Pour qui veut juger sainement, il est très-facile d’établir qu’un grand nombre des différences intellectuelles et morales qu’on remarque aujourd’hui entre les sexes résultent des conditions sociales où se développe la femme frappée d’incapacité. Les faits qui pèsent sur elle pendant toute sa vie, les passions et les préjugés qui la retiennent en servage, doivent nécessairement modifier ses aptitudes, sans qu’on puisse conclure à une infériorité radicale.

Personne n’en disconviendra, la femme n’est nullement dans l’ordre moral et économique ce que la nature et la raison demandent qu’elle soit. Dès que sa vocation et les lois progressives de son développement sont contrariées, ses dons particuliers restant sans valeur, il est impossible de porter des jugements sains sur son compte. Une comparaison entre les femmes de l’ancien monde et celles du nouveau suffirait pour justifier cette assertion.

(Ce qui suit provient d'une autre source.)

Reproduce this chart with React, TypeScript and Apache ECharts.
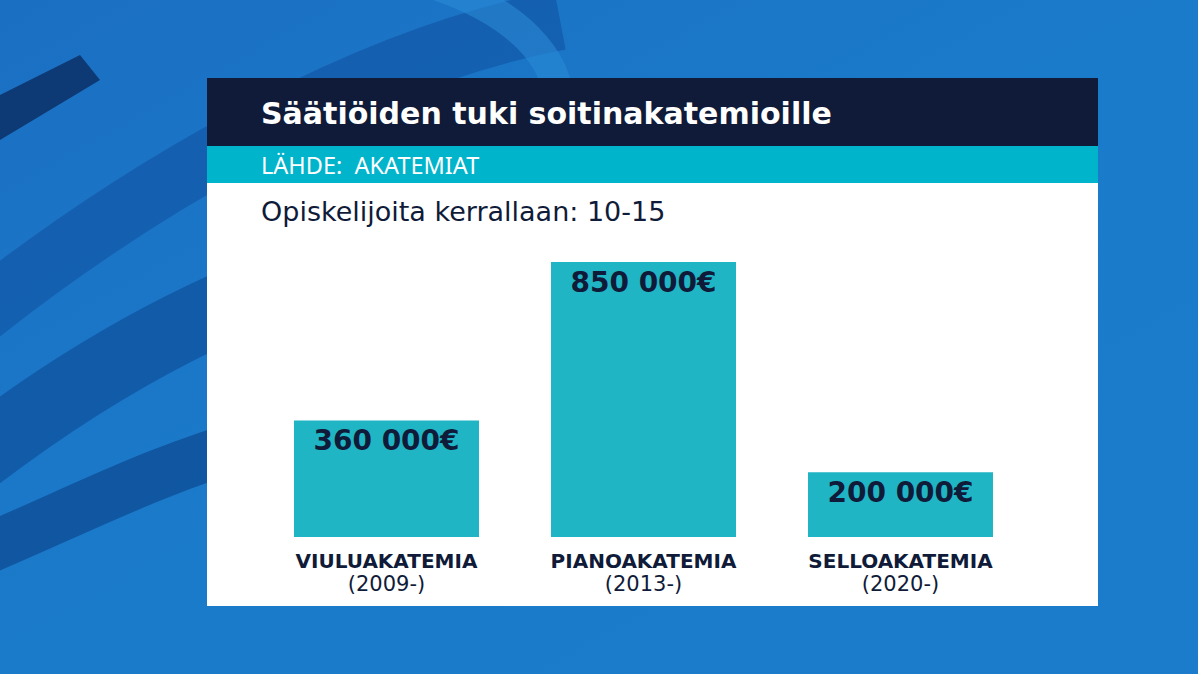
import React, { useEffect, useRef } from "react";
import * as echarts from "echarts";

const categories = ["VIULUAKATEMIA", "PIANOAKATEMIA", "SELLOAKATEMIA"];
const years = ["(2009-)", "(2013-)", "(2020-)"];
const values = [360000, 850000, 200000];
const valueLabels = ["360 000€", "850 000€", "200 000€"];
const title = "Säätiöiden tuki soitinakatemioille";
const source = "LÄHDE:  AKATEMIAT";
const note = "Opiskelijoita kerrallaan: 10-15";

const NAVY = "#0f1b38";
const TEAL = "#00b4cb";
const BAR = "#20b5c5";
const FONT = "'Noto Sans', sans-serif";
const WIDE = "'DejaVu Sans', sans-serif";

export default function App() {
  const ref = useRef<HTMLDivElement>(null);
  useEffect(() => {
    if (!ref.current) return;
    const chart = echarts.init(ref.current, undefined, { renderer: "svg" });
    chart.setOption({
      animation: false,
      backgroundColor: {
        type: "linear", x: 0, y: 0, x2: 1, y2: 1,
        colorStops: [
          { offset: 0, color: "#1b6fc2" },
          { offset: 0.5, color: "#1b7bcb" },
          { offset: 1, color: "#1a7ccb" },
        ],
      },
      graphic: [
        { type: "bezierCurve", z: -10, shape: { x1: -40, y1: 330, cpx1: 120, cpy1: 200, cpx2: 350, cpy2: 60, x2: 560, y2: 20 }, style: { stroke: "#0f4f9e", lineWidth: 60, fill: "none", opacity: 0.55 } },
        { type: "bezierCurve", z: -10, shape: { x1: -40, y1: 470, cpx1: 100, cpy1: 360, cpx2: 250, cpy2: 280, x2: 420, y2: 240 }, style: { stroke: "#0c4a95", lineWidth: 70, fill: "none", opacity: 0.6 } },
        { type: "bezierCurve", z: -10, shape: { x1: -40, y1: 560, cpx1: 60, cpy1: 520, cpx2: 150, cpy2: 470, x2: 260, y2: 440 }, style: { stroke: "#0a3f86", lineWidth: 50, fill: "none", opacity: 0.6 } },
        { type: "bezierCurve", z: -10, shape: { x1: 420, y1: -20, cpx1: 520, cpy1: 10, cpx2: 560, cpy2: 60, x2: 560, y2: 110 }, style: { stroke: "#2a8ad6", lineWidth: 30, fill: "none", opacity: 0.6 } },
        { type: "polygon", z: -10, shape: { points: [[0, 95], [80, 55], [100, 80], [0, 140]] }, style: { fill: "#0b2f66", opacity: 0.85 } },
        { type: "rect", z: -5, shape: { x: 207, y: 78, width: 891, height: 528 }, style: { fill: "#ffffff" } },
        { type: "rect", z: -5, shape: { x: 207, y: 78, width: 891, height: 68 }, style: { fill: NAVY } },
        { type: "rect", z: -5, shape: { x: 207, y: 146, width: 891, height: 37 }, style: { fill: TEAL } },
        { type: "text", z: 2, x: 261, y: 113, style: { text: title, fill: "#ffffff", font: `bold 30px ${WIDE}`, textVerticalAlign: "middle" } },
        { type: "text", z: 2, x: 261, y: 165, style: { text: source, fill: "#ffffff", font: `23.5px ${FONT}`, textVerticalAlign: "middle" } },
        { type: "text", z: 2, x: 261, y: 211, style: { text: note, fill: NAVY, font: `27px ${WIDE}`, textVerticalAlign: "middle" } },
      ],
      grid: { left: 258, right: 1198 - 1029, top: 213.5, bottom: 137 },
      xAxis: {
        type: "category",
        data: categories,
        z: 10,
        axisLine: { show: false },
        axisTick: { show: false },
        axisLabel: {
          margin: 12,
          interval: 0,
          formatter: (v: string, i: number) => `{a|${v}}\n{b|${years[i]}}`,
          rich: {
            a: { fontFamily: WIDE, fontWeight: "bold", fontSize: 20, color: NAVY, lineHeight: 24 },
            b: { fontFamily: WIDE, fontSize: 21, color: NAVY, lineHeight: 22 },
          },
        },
      },
      yAxis: { type: "value", min: 0, max: 1000000, show: false, splitLine: { show: false } },
      series: [
        {
          type: "bar",
          z: 3,
          data: values,
          barWidth: 185,
          itemStyle: { color: BAR },
          label: {
            show: true,
            position: "insideTop",
            distance: 6,
            formatter: (p: any) => valueLabels[p.dataIndex],
            fontFamily: WIDE,
            fontWeight: "bold",
            fontSize: 28,
            color: NAVY,
          },
        },
      ],
    });
    return () => chart.dispose();
  }, []);
  return <div ref={ref} style={{ position: "fixed", left: 0, top: 0, width: 1198, height: 674 }} />;
}
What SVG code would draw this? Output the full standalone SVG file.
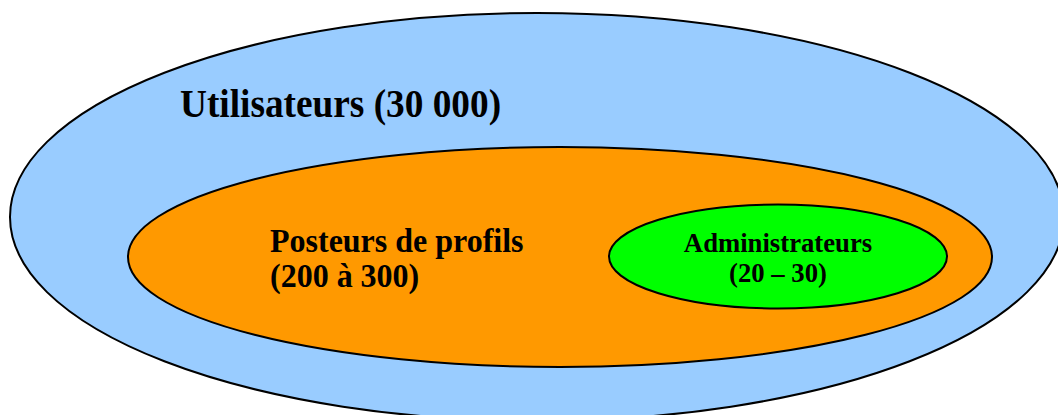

Quand notre instruction aura été aussi solide et aussi forte qu’elle est faible et incohérente, quand notre curiosité aura été tournée vers les idées générales, alors, seulement alors, on pourra prononcer en meilleure connaissance de cause sur nos facultés. Dans une question dont les conséquences sont si graves pour l’individu et pour l’ordre public, écartons donc ces généralisations empiriques, ces idées qui, dépourvues d’analyse et d’esprit philosophique, n’ont aucun de ces caractères de certitude, de ces lois immuables que les sciences exactes tirent de l’observation de faits invariables et constants.